For that, she was going to see her grandmother. Athena was an authority on all things magical in the world.
Even if Lyssa and Emily went on to England or Australia or even Canada from here, they needed time in Anchor Bay. Lyssa needed to know what her daughter’s powers were, and how to control them.
The rain seemed even heavier now, the drops pounding on the roof of the car like small fists. Lyssa had lowered her speed to twenty around the curves; it felt as if she were crawling. But her visibility was down to only a few feet. She needed to be able to stop.
At this rate, she would never get into town.
She rounded the last curve and hit the straight stretch that ran for four miles until it collided with U.S. Highway 101. Highway 101 covered the entire Oregon Coast, and was the main road in Anchor Bay.

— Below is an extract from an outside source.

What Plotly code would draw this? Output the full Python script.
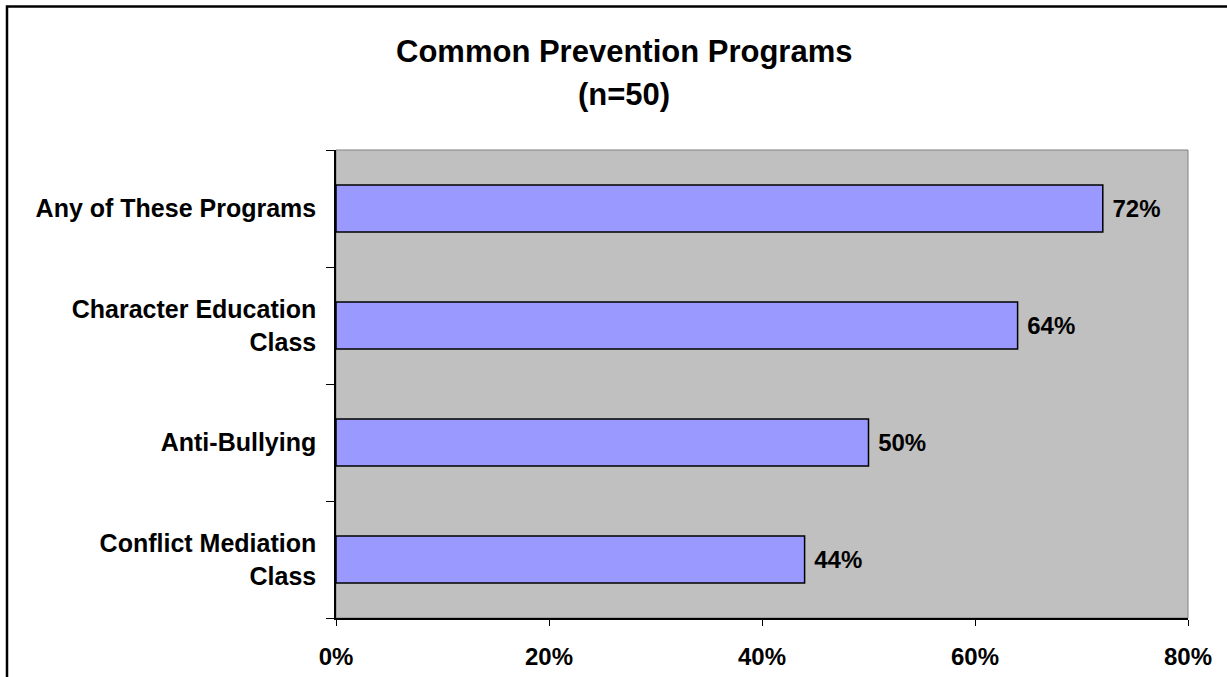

The forest continued for a few more yards, but once she was out of the mountains, she was out of the trees. She didn’t remember it that way; she remembered nearly two miles of forest before reaching town.
Hair rose on the back of her neck. Even here, things had changed.
As the Bug zoomed out of the trees, it passed a figure beside the road. Lyssa jerked in surprise. She hadn’t seen the person at all, even though the figure was wearing a yellow rainslicker and carrying a flashlight.
The night was very dark. Very dark, and very dangerous.
She hoped she didn’t get the person she’d passed even wetter.
For a brief moment, she toyed with stopping to see if the person was all right, then ruled it out. Stopping for solitary people wasn’t a good idea, not even near small coastal towns, and it was a worse idea when she had her daughter and most of their possessions in the car.